**Problem statement:** Search the data for the string "document" and gather each line it is in.

**Record extracts:**
------
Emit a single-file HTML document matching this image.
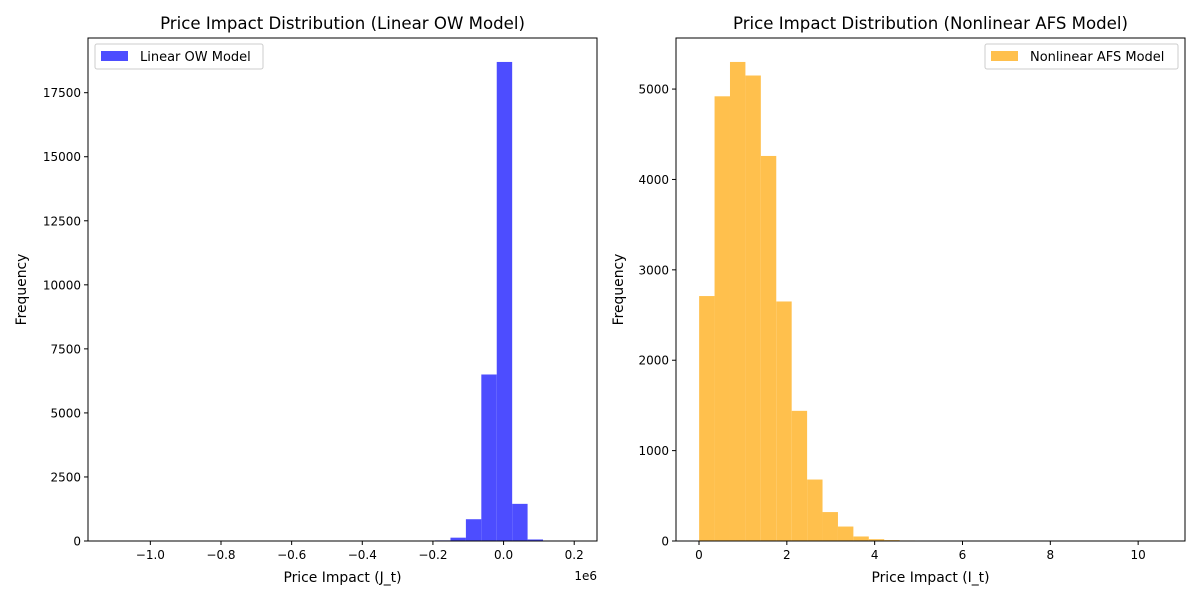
<!DOCTYPE html>
<html><head><meta charset="utf-8"><style>
body{margin:0;background:#fff}
svg text{font-family:"DejaVu Sans","Liberation Sans",sans-serif;fill:#000}
</style></head><body>
<svg id="fig" width="1200" height="600" xmlns="http://www.w3.org/2000/svg"></svg>
<script>
// Left chart data (Linear OW)
const leftBinMin = -1.111, leftBinMax = 0.199;
const leftCounts = [1,0,0,0,0,0,0,0,0,0,0,0,0,0,0,0,0,0,0,0,20,25,130,850,6500,18700,1450,60,20,20];
const leftXTicks = [-1.0,-0.8,-0.6,-0.4,-0.2,0.0,0.2];
const leftXTickLabels = ["−1.0","−0.8","−0.6","−0.4","−0.2","0.0","0.2"];
const leftYTicks = [0,2500,5000,7500,10000,12500,15000,17500];
// Right chart data (Nonlinear AFS)
const rightBinMin = 0.003, rightBinMax = 10.54;
const rightCounts = [2710,4920,5300,5150,4260,2650,1440,680,320,160,50,20,10,6,5,5,5,5,5,5,5,5,0,3,3,3,3,0,3,3];
const rightXTicks = [0,2,4,6,8,10];
const rightYTicks = [0,1000,2000,3000,4000,5000];

const NS="http://www.w3.org/2000/svg";
const svg=document.getElementById('fig');
function mk(tag,attrs,parent){const e=document.createElementNS(NS,tag);for(const k in attrs)e.setAttribute(k,attrs[k]);(parent||svg).appendChild(e);return e;}

function chart(o){
  const g=mk('g',{});
  
  
  const L=o.x0,R=o.x1,T=38,B=541;
  const n=o.counts.length, bw=(o.max-o.min)/n, r=o.max-o.min;
  const xlo=o.min-0.05*r, xhi=o.max+0.05*r;
  const ymax=Math.max(...o.counts)*1.05;
  const sx=v=>L+(v-xlo)/(xhi-xlo)*(R-L);
  const sy=v=>B-v/ymax*(B-T);
  o.counts.forEach((c,i)=>{
    if(c<=0)return;
    const x=sx(o.min+i*bw), x2=sx(o.min+(i+1)*bw);
    const b=mk('rect',{x:x,y:sy(c),width:x2-x,height:B-sy(c),fill:o.color},g);
    
    
  });
  const fr=mk('rect',{x:L,y:T,width:R-L,height:B-T,fill:'none',stroke:'#000','stroke-width':1},g);
  
  
  o.xt.forEach((v,i)=>{
    const x=sx(v);
    mk('line',{x1:x,x2:x,y1:B,y2:B+4,stroke:'#000'},g);
    const t=mk('text',{x:x,y:B+18,'text-anchor':'middle','font-size':12},g);
    t.textContent=o.xtl?o.xtl[i]:String(v);
    
    
  });
  o.yt.forEach(v=>{
    const y=sy(v);
    mk('line',{x1:L-4,x2:L,y1:y,y2:y,stroke:'#000'},g);
    const t=mk('text',{x:L-7,y:y+4.5,'text-anchor':'end','font-size':12},g);
    t.textContent=String(v);
    
    
  });
  const ti=mk('text',{x:(L+R)/2,y:29,'text-anchor':'middle','font-size':16.6},g);
  ti.textContent=o.title;
  
  
  const xl=mk('text',{x:(L+R)/2,y:582,'text-anchor':'middle','font-size':13.9},g);
  xl.textContent=o.xlabel;
  
  
  const yl=mk('text',{x:0,y:0,'text-anchor':'middle','font-size':13.9,transform:`translate(${o.ylx},${(T+B)/2}) rotate(-90)`},g);
  yl.textContent='Frequency';
  
  
  if(o.offset){
    const of=mk('text',{x:R,y:580,'text-anchor':'end','font-size':12},g);
    of.textContent=o.offset;
    
    
  }
  const lg=mk('g',{},g);
  
  
  mk('rect',{x:o.lx,y:44,width:o.lw,height:25,rx:2,fill:'#fff','fill-opacity':0.8,stroke:'#ccc'},lg);
  mk('rect',{x:o.lx+6,y:51,width:27,height:10,fill:o.color},lg);
  const lt=mk('text',{x:o.lx+45,y:61,'font-size':13},lg);
  lt.textContent=o.label;
  
  
}
chart({name:'linear-ow-chart',x0:88,x1:597,min:leftBinMin,max:leftBinMax,counts:leftCounts,color:'#4d4dff',
  xt:leftXTicks,xtl:leftXTickLabels,yt:leftYTicks,title:'Price Impact Distribution (Linear OW Model)',xlabel:'Price Impact (J_t)',
  ylx:26,offset:'1e6',lx:95,lw:168,label:'Linear OW Model'});
chart({name:'nonlinear-afs-chart',x0:676,x1:1185,min:rightBinMin,max:rightBinMax,counts:rightCounts,color:'#ffc04d',
  xt:rightXTicks,yt:rightYTicks,title:'Price Impact Distribution (Nonlinear AFS Model)',xlabel:'Price Impact (I_t)',
  ylx:623,lx:985,lw:193,label:'Nonlinear AFS Model'});
</script>
</body></html>
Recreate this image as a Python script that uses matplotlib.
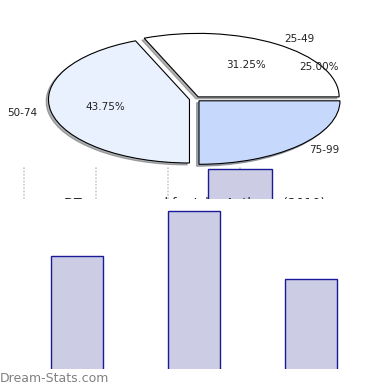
import matplotlib
matplotlib.use("Agg")
import matplotlib.pyplot as plt

# score bands and how many scores fell in each
bands = ['25-49', '50-74', '75-99']
counts = [5, 7, 4]
pie_colors = ['#ffffff', '#eaf1fe', '#c6d9fd']

title = 'DT score spread for John Anthony (2010)'

# the strip of the upper bar chart that shows through
strip_ticks = [0, 1, 2, 3]
strip_bar_x = [3]
strip_bar_top = [30]

fig = plt.figure(figsize=(3.9, 3.9), dpi=100)
H = 390.0

# strip: dotted grid + top of one bar, title clipped underneath
ax_s = fig.add_axes([0, (H - 199) / H, 1, 33 / H])
ax_s.set_xlim(-24 / 72, (390 - 24) / 72)
ax_s.set_ylim(0, 33)
ax_s.set_xticks(strip_ticks)
ax_s.grid(axis='x', color='#c8c8c8', linestyle=(0, (1, 1)), linewidth=1.2)
ax_s.set_axisbelow(True)
ax_s.bar(strip_bar_x, [v + 20 for v in strip_bar_top], bottom=-20, width=0.89,
         color='#ccccE5', edgecolor='#1a1a99', linewidth=1)
ax_s.text(0.5, 0.07, title, transform=ax_s.transAxes, ha='center',
          va='top', fontsize=9.2, color='#222222', clip_on=True)
ax_s.tick_params(length=0, labelbottom=False, labelleft=False)
for s in ax_s.spines.values():
    s.set_visible(False)

# lower bar chart
ax_b = fig.add_axes([0, (H - 369) / H, 1, 170 / H])
ax_b.bar(range(len(counts)), counts, width=0.444, color='#ccccE5',
         edgecolor='#1a1a99', linewidth=1)
ax_b.set_xlim(-77 / 117, (390 - 77) / 117)
ax_b.set_ylim(0.03, 0.03 + 170 / 22.71)
ax_b.axis('off')

# exploded pie on top
ax_p = fig.add_axes([0, (H - 200) / H, 1, 200 / H], zorder=5)
ax_p.patch.set_alpha(0)
wedges, texts, autotexts = ax_p.pie(
    counts, labels=bands, colors=pie_colors, autopct='%.2f%%',
    explode=[0.04] * 3, shadow=dict(ox=-0.012, oy=-0.022, shade=0.6),
    startangle=0, labeldistance=1.10, pctdistance=0.61,
    wedgeprops=dict(edgecolor='black', linewidth=0.8),
    textprops=dict(fontsize=7.5, color='#222222'))
ax_p.set_aspect('auto')
ax_p.set_xlim(-195 / 141, 195 / 141)
ax_p.set_ylim(-101 / 63.5, 99 / 63.5)
autotexts[2].set_position((0.88, 0.5))

fig.text(0.0, 0.012, 'Dream-Stats.com', fontsize=9, color='#808080',
         ha='left', va='bottom')

fig.savefig('out.png', dpi=100)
------
**Task output:**
Emit a single-file HTML document matching this image.
const svg=document.getElementById('fig');
function mk(tag,attrs,parent){const e=document.createElementNS(NS,tag);for(const k in attrs)e.setAttribute(k,attrs[k]);(parent||svg).appendChild(e);return e;}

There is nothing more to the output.